• _AIM OF THE TASK_:
Find the word "this" in the records below. List each line containing it.

• _PROVIDED RECORDS_:

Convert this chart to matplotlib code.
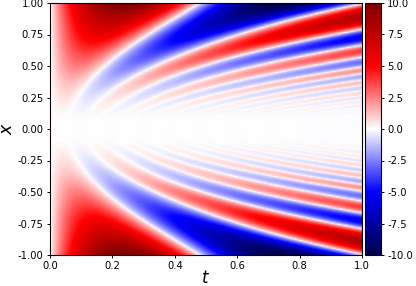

---

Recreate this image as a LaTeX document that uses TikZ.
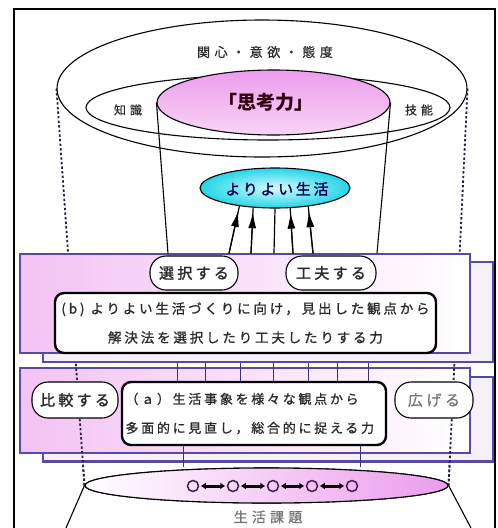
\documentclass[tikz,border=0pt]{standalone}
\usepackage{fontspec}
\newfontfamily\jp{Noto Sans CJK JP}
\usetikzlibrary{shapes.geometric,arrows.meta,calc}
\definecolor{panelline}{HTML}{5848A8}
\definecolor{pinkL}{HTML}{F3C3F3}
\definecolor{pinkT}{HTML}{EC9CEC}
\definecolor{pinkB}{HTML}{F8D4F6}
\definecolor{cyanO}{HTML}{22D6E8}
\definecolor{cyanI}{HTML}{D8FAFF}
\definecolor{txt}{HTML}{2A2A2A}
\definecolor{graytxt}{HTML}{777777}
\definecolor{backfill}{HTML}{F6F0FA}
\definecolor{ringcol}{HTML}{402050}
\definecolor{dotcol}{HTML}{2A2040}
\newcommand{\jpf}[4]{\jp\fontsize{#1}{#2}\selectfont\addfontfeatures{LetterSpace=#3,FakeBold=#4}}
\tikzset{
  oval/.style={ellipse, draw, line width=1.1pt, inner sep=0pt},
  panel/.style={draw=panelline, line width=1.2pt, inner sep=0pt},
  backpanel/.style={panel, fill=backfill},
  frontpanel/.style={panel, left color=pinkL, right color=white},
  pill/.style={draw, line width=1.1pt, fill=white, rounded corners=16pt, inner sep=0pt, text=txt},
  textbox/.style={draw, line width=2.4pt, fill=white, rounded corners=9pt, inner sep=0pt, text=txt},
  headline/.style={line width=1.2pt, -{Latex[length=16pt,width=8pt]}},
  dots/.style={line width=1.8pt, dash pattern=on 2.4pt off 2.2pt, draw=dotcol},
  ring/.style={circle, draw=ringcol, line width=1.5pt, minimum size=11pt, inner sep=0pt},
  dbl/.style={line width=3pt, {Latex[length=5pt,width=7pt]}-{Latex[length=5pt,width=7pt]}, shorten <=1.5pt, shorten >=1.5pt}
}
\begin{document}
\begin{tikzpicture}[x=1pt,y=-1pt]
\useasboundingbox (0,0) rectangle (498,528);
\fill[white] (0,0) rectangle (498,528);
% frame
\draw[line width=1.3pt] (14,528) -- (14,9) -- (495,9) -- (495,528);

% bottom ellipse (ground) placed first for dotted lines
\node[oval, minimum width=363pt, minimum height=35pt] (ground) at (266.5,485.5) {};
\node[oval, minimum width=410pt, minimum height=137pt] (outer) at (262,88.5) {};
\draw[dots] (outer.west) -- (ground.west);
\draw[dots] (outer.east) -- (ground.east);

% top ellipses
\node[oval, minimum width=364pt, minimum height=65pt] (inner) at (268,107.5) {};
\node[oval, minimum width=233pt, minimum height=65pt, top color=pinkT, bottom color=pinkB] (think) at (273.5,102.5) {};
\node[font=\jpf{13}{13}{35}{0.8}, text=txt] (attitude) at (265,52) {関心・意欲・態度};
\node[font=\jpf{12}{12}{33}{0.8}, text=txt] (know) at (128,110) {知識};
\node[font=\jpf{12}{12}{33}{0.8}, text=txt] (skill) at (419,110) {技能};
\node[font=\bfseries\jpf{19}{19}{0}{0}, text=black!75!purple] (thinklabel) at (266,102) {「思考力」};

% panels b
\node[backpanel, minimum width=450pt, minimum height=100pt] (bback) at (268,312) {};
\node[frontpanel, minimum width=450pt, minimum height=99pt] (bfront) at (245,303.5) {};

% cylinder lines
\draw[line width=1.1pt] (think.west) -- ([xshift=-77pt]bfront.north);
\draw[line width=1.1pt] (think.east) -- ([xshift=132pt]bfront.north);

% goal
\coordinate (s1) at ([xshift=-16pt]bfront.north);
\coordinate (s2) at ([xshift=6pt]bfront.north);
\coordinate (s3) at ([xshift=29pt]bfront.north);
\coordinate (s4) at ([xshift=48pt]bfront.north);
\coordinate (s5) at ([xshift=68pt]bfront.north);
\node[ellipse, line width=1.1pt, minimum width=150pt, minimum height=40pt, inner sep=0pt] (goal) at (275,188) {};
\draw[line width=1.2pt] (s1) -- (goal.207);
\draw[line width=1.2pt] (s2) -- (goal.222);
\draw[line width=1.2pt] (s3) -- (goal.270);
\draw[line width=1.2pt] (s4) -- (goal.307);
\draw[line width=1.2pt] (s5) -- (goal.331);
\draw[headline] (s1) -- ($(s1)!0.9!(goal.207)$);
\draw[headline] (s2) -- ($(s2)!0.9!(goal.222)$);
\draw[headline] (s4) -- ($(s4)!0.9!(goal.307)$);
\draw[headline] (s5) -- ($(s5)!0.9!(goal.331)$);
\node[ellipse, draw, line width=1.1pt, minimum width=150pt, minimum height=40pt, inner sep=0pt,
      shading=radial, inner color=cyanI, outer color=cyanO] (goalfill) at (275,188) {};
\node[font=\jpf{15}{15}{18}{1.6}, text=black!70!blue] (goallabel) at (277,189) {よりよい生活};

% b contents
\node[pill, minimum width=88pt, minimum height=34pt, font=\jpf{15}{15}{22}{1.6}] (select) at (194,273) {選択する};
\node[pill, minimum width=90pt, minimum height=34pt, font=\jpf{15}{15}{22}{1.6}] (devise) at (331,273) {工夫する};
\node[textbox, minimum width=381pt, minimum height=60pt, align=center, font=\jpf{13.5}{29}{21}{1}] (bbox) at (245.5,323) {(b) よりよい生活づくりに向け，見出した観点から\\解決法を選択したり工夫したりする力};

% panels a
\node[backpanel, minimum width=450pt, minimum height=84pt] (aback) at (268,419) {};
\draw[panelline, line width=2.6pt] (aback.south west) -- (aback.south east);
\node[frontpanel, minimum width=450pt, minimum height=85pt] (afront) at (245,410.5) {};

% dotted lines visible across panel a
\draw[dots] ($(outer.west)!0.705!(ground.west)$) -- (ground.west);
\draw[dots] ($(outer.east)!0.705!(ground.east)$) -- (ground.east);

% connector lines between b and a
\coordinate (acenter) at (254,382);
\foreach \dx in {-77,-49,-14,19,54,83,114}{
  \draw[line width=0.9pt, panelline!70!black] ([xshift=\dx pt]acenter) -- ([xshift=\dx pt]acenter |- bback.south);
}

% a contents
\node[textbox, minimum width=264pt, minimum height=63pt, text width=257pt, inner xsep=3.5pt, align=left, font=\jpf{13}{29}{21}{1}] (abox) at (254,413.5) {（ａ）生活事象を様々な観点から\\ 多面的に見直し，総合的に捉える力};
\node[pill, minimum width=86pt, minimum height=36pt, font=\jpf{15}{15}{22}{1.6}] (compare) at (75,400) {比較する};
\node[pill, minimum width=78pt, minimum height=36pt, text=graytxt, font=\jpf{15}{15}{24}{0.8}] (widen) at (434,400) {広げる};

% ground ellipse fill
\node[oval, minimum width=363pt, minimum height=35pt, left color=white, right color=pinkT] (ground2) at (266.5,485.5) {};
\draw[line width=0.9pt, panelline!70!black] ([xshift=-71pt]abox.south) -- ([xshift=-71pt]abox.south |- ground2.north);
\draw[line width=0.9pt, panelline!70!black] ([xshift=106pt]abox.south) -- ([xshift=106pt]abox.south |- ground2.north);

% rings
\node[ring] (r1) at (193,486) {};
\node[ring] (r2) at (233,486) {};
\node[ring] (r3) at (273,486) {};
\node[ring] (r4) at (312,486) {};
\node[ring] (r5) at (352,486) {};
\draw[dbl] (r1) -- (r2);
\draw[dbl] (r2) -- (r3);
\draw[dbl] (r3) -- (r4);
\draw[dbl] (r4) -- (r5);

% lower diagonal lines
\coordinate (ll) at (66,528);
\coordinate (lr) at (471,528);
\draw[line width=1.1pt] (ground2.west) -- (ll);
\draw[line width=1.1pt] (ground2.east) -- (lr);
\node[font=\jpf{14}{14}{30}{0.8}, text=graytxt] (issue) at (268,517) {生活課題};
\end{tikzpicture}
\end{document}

• _SOLUTION_:
Convert this chart to matplotlib code.
Recreate this image as a LaTeX document that uses TikZ.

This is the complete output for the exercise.